The solution is always to paint the inside of the hole.  Painting the tube is a waste of time if the inside of the drilled hole is not painted.  Getting the inside surface of the hole smooth is important; sharp drill bits help, I use a chain saw file as a final effort to get the painting surface smooth.


----------



## Leatherman1998 (Nov 23, 2015)

Ric said:


> I take it Ed that you make your own "plastic" blanks  I have tried fooling around with a kit that you buy & make up blanks that way, but I had disastrous results with huge respiratory issues  Both my wife & I are handicapped & we both have breathing problems (COPD & Asthma)  I have a friend near by who has offered to do it at their place, but I don't want to impose too much, so aside from some of the very simple pours, I must rely on purchasing my blanks.  The good thing about that is I don't have to account for as many mistakes.  I would dearly love to investigate the process more by being in contact with someone who uses different systems on a regular basis, or several people who use different systems, that way I can compare.  Then perhaps I could record it all so that others will be able to see our findings & then they can refine the process even more, with the ultimate goal of achieving ....was going to say perfection here but I know that's mathematically impossible.  One of the most impressive " mixing magicians I have come across so far is a girl called Marla at Marla's Fine turnings,  she incorporates bird feathers into her silicone blanks.  Sorry, but I have to sign off now, fading fast...there is more I wanted to say, but it will just have to wait.  Perhaps you can start the ball rolling by telling me of your process for pen blank making?
> Thank yo for listening.



The kit you used was polyester resin, you want to use alumalite, little smell indoor casting with no issue from fumes. Search alumalite on YouTube and you will find some casting videos.


----------



## Ric (Dec 2, 2015)

Well thanks kindly there "Leatherman."  I shall do just that, as soon as I investigate Facebook.  This social networking concept is a bit new to me, but I will check out "alumilite."
Thanks again Levi.
"ALWAYS LOOK ON THE BRIGHT SIDE OF LIFE"- 
Erik Idyl- from Monty Python's "The Life of Brian"


----------



## Leatherman1998 (Dec 2, 2015)

Ric said:


> Well thanks kindly there "Leatherman."  I shall do just that, as soon as I investigate Facebook.  This social networking concept is a bit new to me, but I will check out "alumilite."
> Thanks again Levi.
> "ALWAYS LOOK ON THE BRIGHT SIDE OF LIFE"-
> Erik Idyl- from Monty Python's "The Life of Brian"

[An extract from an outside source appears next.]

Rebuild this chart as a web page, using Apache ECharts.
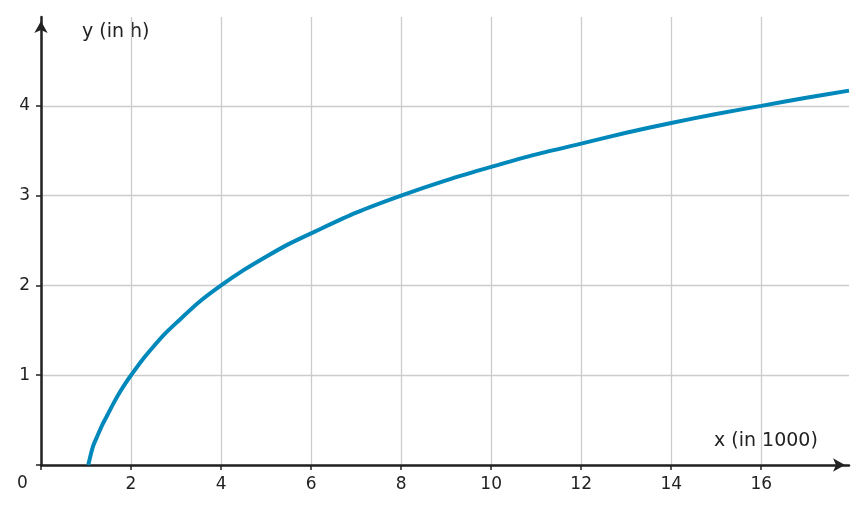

Look for Curtis Seebeck (TurnTex) on YouTube. He has a few videos on casting.


----------



## Kiwiturner (Jan 2, 2016)

Interesting thoughts. I use the brass tube standard for thicker blanks, Sierra & Bullet kits and a white enamel tube with a really good coating of CA on the tube and in the blank. I also use a very sharp/new drill bit and drill at a uniform speed. The CA will cover any striations and act as a clear and transparent filler.

Works like a charm for those thin slimelines.


----------



## raar25 (Jan 11, 2016)

Just to add a little more to the mix I typically paint the inside of the blank and put a drop or two of paint into the epoxy (don't put too much or you will interfere with the curing) as well so the color of the glue covers the tube and any spots which may get scratched off during insertions.  This pretty much hides the tube for most every plastic type material I use.


----------



## farmer (Jan 13, 2016)

*Plastic*



nativewooder said:


> 1. Don't use plastic blanks. 2. Don't turn them so thin.  3. I'm not going to suggest that you learn to paint the tube, blank, etc.



I don't use plastic..................in my work.


----------



## lwalper (Jan 18, 2016)

For sanding the inside of the hole I've not gotten so creative as hunting for a correct sized dowel. I use a drill bit mounted in a 3-jaw chuck in the lathe. For a 7mm hole use a 3/16 bit. The sharp edges of the bit will grab a wrap of 240 grit sandpaper and slide right down the inside of the hole. If you want a tighter / looser fit you can always experiment with how many wraps of paper to add. Go on up with the grits and end with a bit of plastic polish on a little paper toweling if you really want the inside to be smooth.


----------



## BSea (Jan 19, 2016)

Ric said:


> Now I hate to think that perhaps *some of these blanks might be considered warranty issue due to the lack of colour* in the blank, but I do get a bit perplexed on thinking of new solutions on how to remedy this...
> So are there any others out there that are encountering this situation, & what is your solution......
> Thanx agin'..."Always look on the bright side of life."Monty Python"
> 
> "IF LIFE GIVES YOU LEMONS, MAKE MOJITOS"


Sometimes there isn't enough pearl color in blanks.  This can almost always be remedied by painting the inside of the blank.  That may or may not fall into a warranty issue.  Personally, I'd replace the blank if I thought there wasn't enough pearl in the mix. But that's me. I will say that some colors are just more translucent.  Even with plenty of pigment, the brass can show through, or change the color.

If the blank was almost clear with other colors that are more dense, that's another issue entirely.  Some blanks are just more clear by design, and have to be reverse painted.  In those instances, the blanks should be marked as requiring to be painted for best results.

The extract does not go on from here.